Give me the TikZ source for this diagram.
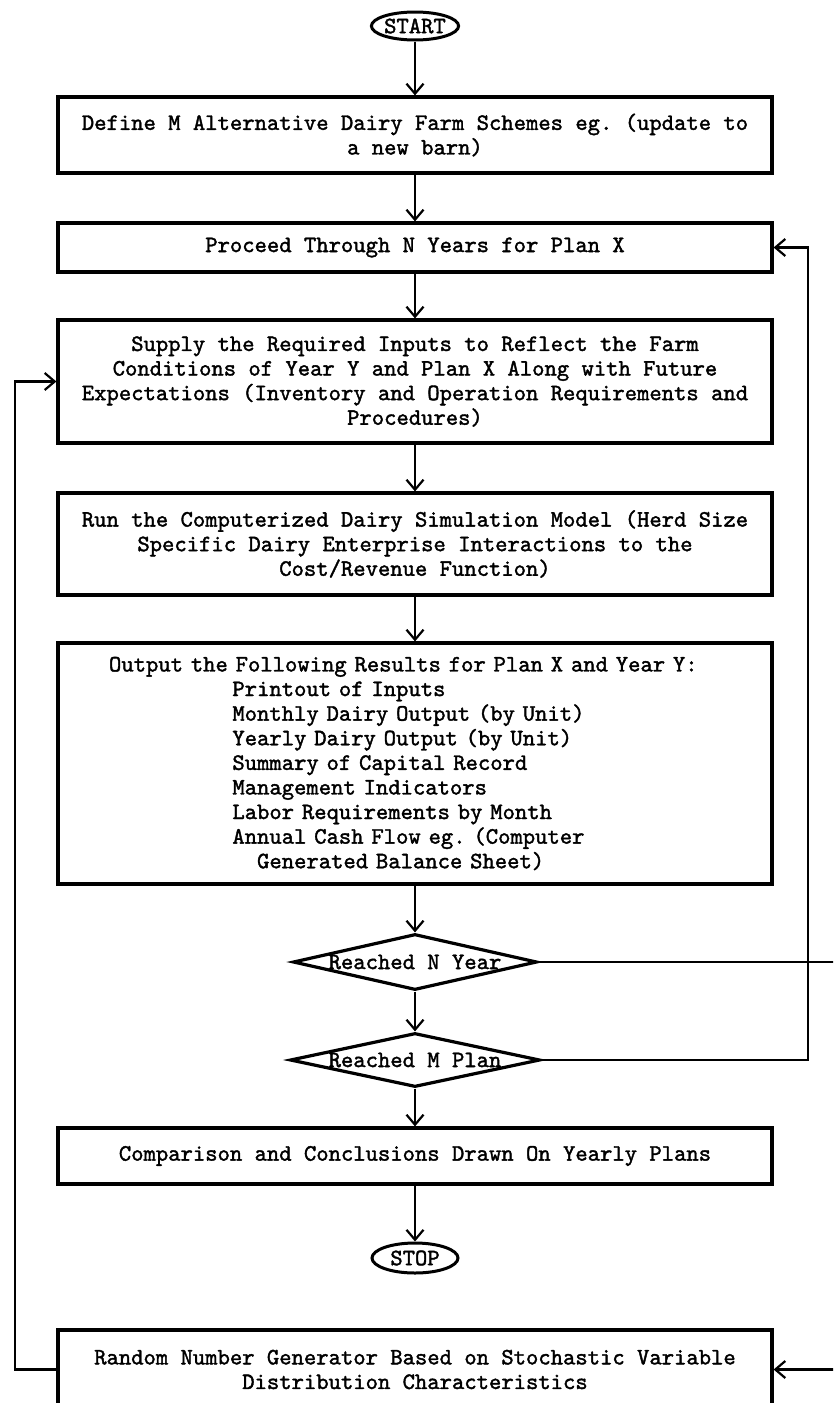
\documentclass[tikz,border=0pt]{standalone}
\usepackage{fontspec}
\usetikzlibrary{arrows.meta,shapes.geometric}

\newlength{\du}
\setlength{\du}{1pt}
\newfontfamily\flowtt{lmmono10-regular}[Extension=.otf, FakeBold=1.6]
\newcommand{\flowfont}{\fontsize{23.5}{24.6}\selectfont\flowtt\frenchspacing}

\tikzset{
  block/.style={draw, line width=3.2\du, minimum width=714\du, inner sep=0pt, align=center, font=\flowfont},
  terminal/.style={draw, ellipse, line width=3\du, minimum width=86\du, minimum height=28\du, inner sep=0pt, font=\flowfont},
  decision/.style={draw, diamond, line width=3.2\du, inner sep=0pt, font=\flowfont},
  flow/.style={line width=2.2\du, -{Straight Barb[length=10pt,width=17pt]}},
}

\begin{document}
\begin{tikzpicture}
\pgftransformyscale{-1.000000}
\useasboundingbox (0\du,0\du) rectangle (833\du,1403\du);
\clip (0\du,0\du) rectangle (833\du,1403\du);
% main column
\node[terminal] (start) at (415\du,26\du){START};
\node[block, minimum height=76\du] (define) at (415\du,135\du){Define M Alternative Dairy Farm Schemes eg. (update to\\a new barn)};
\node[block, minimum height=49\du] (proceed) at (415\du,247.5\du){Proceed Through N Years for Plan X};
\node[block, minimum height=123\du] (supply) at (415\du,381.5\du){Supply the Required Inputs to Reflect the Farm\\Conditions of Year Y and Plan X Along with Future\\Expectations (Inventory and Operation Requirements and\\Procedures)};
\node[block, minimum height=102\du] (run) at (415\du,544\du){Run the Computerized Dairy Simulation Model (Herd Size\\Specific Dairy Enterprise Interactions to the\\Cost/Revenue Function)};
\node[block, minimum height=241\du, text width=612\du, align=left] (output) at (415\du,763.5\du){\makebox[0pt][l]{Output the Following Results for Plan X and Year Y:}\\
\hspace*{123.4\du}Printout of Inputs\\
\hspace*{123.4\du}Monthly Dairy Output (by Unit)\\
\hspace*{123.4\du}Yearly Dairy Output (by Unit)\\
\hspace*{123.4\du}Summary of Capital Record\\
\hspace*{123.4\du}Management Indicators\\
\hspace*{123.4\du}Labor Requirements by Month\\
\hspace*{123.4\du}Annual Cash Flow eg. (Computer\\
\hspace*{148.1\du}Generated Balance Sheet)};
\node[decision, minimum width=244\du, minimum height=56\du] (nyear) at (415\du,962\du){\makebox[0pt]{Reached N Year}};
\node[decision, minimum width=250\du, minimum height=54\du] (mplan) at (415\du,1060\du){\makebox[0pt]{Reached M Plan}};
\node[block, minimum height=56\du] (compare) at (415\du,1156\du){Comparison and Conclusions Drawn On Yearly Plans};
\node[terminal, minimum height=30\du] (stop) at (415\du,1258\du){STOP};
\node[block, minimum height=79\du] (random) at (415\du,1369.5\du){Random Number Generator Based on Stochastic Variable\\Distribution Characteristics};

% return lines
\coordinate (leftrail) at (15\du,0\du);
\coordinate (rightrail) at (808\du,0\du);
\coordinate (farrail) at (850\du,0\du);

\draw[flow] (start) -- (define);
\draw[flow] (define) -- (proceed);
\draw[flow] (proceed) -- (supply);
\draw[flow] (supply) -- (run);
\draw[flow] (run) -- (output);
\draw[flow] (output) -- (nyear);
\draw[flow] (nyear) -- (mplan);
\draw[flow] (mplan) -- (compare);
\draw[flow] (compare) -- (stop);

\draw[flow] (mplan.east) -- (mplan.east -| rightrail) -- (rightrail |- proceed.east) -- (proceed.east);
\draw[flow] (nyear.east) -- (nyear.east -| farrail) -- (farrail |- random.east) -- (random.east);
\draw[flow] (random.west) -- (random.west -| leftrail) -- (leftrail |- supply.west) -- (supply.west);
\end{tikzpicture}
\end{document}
────
SET TASK: Copy the material above in full and exactly, skipping pictures.

EXERCISE RESULT:
Give me the TikZ source for this diagram.
\documentclass[tikz,border=0pt]{standalone}
\usepackage{fontspec}
\usetikzlibrary{arrows.meta,shapes.geometric}

\newlength{\du}
\setlength{\du}{1pt}
\newfontfamily\flowtt{lmmono10-regular}[Extension=.otf, FakeBold=1.6]
\newcommand{\flowfont}{\fontsize{23.5}{24.6}\selectfont\flowtt\frenchspacing}

\tikzset{
  block/.style={draw, line width=3.2\du, minimum width=714\du, inner sep=0pt, align=center, font=\flowfont},
  terminal/.style={draw, ellipse, line width=3\du, minimum width=86\du, minimum height=28\du, inner sep=0pt, font=\flowfont},
  decision/.style={draw, diamond, line width=3.2\du, inner sep=0pt, font=\flowfont},
  flow/.style={line width=2.2\du, -{Straight Barb[length=10pt,width=17pt]}},
}

\begin{document}
\begin{tikzpicture}
\pgftransformyscale{-1.000000}
\useasboundingbox (0\du,0\du) rectangle (833\du,1403\du);
\clip (0\du,0\du) rectangle (833\du,1403\du);
% main column
\node[terminal] (start) at (415\du,26\du){START};
\node[block, minimum height=76\du] (define) at (415\du,135\du){Define M Alternative Dairy Farm Schemes eg. (update to\\a new barn)};
\node[block, minimum height=49\du] (proceed) at (415\du,247.5\du){Proceed Through N Years for Plan X};
\node[block, minimum height=123\du] (supply) at (415\du,381.5\du){Supply the Required Inputs to Reflect the Farm\\Conditions of Year Y and Plan X Along with Future\\Expectations (Inventory and Operation Requirements and\\Procedures)};
\node[block, minimum height=102\du] (run) at (415\du,544\du){Run the Computerized Dairy Simulation Model (Herd Size\\Specific Dairy Enterprise Interactions to the\\Cost/Revenue Function)};
\node[block, minimum height=241\du, text width=612\du, align=left] (output) at (415\du,763.5\du){\makebox[0pt][l]{Output the Following Results for Plan X and Year Y:}\\
\hspace*{123.4\du}Printout of Inputs\\
\hspace*{123.4\du}Monthly Dairy Output (by Unit)\\
\hspace*{123.4\du}Yearly Dairy Output (by Unit)\\
\hspace*{123.4\du}Summary of Capital Record\\
\hspace*{123.4\du}Management Indicators\\
\hspace*{123.4\du}Labor Requirements by Month\\
\hspace*{123.4\du}Annual Cash Flow eg. (Computer\\
\hspace*{148.1\du}Generated Balance Sheet)};
\node[decision, minimum width=244\du, minimum height=56\du] (nyear) at (415\du,962\du){\makebox[0pt]{Reached N Year}};
\node[decision, minimum width=250\du, minimum height=54\du] (mplan) at (415\du,1060\du){\makebox[0pt]{Reached M Plan}};
\node[block, minimum height=56\du] (compare) at (415\du,1156\du){Comparison and Conclusions Drawn On Yearly Plans};
\node[terminal, minimum height=30\du] (stop) at (415\du,1258\du){STOP};
\node[block, minimum height=79\du] (random) at (415\du,1369.5\du){Random Number Generator Based on Stochastic Variable\\Distribution Characteristics};

% return lines
\coordinate (leftrail) at (15\du,0\du);
\coordinate (rightrail) at (808\du,0\du);
\coordinate (farrail) at (850\du,0\du);

\draw[flow] (start) -- (define);
\draw[flow] (define) -- (proceed);
\draw[flow] (proceed) -- (supply);
\draw[flow] (supply) -- (run);
\draw[flow] (run) -- (output);
\draw[flow] (output) -- (nyear);
\draw[flow] (nyear) -- (mplan);
\draw[flow] (mplan) -- (compare);
\draw[flow] (compare) -- (stop);

\draw[flow] (mplan.east) -- (mplan.east -| rightrail) -- (rightrail |- proceed.east) -- (proceed.east);
\draw[flow] (nyear.east) -- (nyear.east -| farrail) -- (farrail |- random.east) -- (random.east);
\draw[flow] (random.west) -- (random.west -| leftrail) -- (leftrail |- supply.west) -- (supply.west);
\end{tikzpicture}
\end{document}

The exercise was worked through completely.